Request
Filter the entries and keep only the lines where the string "drawn" appears.

Entries provided
** Start **

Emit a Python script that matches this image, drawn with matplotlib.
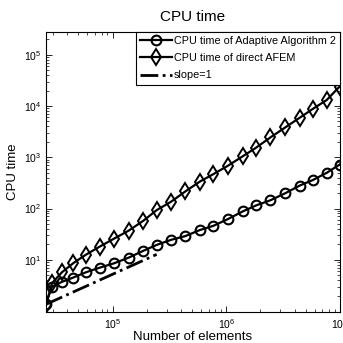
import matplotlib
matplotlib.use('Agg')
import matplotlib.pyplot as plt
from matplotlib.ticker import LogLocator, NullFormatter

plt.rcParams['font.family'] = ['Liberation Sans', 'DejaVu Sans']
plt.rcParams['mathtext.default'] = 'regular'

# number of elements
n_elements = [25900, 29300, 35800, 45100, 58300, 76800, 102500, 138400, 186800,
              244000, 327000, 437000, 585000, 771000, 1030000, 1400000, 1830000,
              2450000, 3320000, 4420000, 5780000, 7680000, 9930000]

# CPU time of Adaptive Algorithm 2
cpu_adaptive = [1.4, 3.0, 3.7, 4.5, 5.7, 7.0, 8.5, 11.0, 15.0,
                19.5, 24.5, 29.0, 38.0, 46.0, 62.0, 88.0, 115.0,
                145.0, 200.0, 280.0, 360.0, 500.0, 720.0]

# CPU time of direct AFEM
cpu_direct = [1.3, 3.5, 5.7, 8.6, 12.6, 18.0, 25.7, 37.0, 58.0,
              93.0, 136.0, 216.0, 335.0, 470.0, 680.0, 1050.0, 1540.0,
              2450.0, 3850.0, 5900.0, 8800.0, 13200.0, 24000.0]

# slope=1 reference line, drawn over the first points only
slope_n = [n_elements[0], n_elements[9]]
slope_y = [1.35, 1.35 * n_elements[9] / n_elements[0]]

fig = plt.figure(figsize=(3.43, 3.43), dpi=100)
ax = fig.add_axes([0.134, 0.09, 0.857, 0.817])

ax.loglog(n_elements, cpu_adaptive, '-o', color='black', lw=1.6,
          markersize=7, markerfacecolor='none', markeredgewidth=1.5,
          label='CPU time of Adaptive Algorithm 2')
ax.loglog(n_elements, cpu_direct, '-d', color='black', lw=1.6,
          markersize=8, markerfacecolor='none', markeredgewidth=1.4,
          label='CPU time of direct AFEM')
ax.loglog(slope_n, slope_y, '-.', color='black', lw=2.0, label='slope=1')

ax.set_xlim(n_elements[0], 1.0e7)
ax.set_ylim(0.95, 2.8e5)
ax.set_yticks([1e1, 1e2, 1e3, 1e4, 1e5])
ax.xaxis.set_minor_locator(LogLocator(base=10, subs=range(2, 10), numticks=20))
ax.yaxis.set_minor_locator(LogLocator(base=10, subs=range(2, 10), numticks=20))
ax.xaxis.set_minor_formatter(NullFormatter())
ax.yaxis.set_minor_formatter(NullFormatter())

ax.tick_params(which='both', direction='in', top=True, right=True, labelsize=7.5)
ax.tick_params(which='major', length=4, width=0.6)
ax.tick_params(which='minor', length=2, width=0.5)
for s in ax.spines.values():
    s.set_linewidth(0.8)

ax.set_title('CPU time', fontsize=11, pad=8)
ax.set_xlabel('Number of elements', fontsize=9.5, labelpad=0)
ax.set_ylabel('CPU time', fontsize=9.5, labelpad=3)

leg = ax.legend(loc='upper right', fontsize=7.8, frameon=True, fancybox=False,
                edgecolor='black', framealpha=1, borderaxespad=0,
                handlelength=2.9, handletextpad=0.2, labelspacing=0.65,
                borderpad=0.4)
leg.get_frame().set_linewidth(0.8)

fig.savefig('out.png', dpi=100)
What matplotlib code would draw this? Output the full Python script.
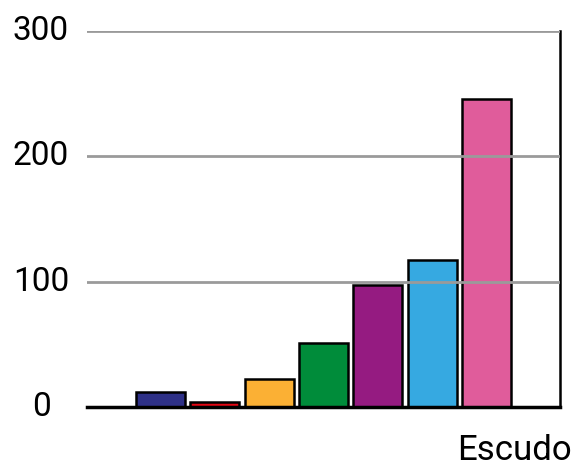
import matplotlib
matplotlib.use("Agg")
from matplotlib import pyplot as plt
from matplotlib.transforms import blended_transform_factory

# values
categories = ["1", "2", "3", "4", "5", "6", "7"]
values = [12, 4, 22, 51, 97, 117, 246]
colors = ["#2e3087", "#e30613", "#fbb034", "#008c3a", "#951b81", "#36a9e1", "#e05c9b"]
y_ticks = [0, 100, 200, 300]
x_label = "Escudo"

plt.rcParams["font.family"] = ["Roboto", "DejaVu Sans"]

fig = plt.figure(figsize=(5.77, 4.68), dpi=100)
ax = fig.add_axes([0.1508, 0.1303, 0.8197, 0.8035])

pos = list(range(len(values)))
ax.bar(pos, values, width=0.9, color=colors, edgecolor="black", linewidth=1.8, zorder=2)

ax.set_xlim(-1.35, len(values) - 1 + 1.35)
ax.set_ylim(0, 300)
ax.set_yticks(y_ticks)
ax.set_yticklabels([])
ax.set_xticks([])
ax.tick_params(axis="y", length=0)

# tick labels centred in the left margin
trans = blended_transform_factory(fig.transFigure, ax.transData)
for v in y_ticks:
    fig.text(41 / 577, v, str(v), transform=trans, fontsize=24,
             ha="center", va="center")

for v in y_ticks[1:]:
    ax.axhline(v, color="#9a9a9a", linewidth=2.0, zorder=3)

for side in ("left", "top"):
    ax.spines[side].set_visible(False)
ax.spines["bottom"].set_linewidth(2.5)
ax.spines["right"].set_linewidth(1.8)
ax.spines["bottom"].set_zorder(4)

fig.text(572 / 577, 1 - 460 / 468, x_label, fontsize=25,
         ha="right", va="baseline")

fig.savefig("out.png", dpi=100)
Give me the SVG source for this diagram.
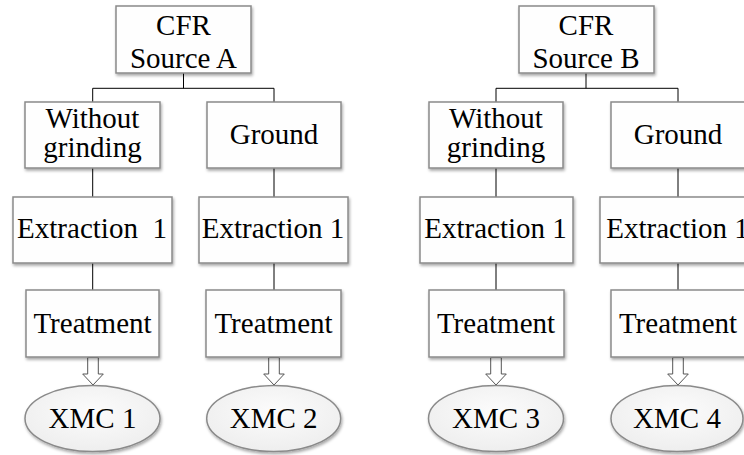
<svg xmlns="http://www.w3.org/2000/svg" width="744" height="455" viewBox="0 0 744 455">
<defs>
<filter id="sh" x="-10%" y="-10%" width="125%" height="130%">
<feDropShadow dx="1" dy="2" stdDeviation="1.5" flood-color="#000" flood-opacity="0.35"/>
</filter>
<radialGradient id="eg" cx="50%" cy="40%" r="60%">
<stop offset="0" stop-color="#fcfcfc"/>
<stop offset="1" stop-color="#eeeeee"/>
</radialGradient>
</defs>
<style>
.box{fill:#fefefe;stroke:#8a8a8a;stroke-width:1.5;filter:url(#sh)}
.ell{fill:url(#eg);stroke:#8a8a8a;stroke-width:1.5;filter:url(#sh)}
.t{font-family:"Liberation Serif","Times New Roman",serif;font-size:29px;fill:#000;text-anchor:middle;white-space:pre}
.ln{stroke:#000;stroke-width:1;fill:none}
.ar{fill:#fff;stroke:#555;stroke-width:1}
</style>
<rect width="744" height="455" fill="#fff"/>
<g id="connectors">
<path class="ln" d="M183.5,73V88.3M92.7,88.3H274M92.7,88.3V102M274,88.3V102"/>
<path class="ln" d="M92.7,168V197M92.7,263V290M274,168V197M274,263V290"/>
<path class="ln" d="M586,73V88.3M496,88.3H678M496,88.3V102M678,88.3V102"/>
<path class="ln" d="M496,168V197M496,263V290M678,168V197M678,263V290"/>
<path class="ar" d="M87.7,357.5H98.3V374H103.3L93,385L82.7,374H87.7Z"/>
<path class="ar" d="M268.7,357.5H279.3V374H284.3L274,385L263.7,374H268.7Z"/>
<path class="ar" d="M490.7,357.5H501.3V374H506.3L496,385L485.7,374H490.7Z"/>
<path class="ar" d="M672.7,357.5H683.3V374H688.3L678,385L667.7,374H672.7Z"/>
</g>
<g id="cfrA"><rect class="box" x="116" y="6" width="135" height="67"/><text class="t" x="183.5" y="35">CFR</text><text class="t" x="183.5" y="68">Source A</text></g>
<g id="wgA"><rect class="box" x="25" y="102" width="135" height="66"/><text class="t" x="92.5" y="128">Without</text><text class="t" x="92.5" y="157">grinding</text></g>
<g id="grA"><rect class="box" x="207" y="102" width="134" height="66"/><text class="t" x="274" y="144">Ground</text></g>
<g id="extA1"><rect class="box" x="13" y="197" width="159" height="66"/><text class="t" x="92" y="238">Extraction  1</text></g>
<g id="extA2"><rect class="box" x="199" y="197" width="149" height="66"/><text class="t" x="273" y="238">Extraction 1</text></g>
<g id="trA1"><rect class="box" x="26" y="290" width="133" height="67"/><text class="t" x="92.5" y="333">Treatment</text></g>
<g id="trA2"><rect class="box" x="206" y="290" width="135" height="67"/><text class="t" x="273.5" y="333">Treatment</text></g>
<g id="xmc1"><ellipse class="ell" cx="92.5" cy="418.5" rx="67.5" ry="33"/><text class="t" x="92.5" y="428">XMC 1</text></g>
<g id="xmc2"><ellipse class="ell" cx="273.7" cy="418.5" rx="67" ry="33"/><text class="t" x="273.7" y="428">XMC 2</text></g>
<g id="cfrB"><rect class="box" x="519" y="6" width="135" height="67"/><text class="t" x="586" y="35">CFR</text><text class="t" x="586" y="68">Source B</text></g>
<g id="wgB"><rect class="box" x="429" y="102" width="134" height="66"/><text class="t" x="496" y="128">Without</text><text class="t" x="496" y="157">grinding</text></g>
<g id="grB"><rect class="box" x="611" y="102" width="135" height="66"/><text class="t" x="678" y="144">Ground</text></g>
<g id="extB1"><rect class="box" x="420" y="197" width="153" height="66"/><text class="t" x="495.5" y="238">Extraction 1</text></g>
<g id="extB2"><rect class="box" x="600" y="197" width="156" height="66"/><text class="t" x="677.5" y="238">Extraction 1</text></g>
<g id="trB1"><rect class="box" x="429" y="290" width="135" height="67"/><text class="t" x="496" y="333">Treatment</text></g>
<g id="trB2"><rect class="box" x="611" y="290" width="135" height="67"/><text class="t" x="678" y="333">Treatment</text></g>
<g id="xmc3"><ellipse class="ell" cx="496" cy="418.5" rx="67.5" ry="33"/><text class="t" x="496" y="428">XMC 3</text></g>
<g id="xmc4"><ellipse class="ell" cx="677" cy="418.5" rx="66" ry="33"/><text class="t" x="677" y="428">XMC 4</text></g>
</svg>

** End **

Task answer
Emit a Python script that matches this image, drawn with matplotlib.
# slope=1 reference line, drawn over the first points only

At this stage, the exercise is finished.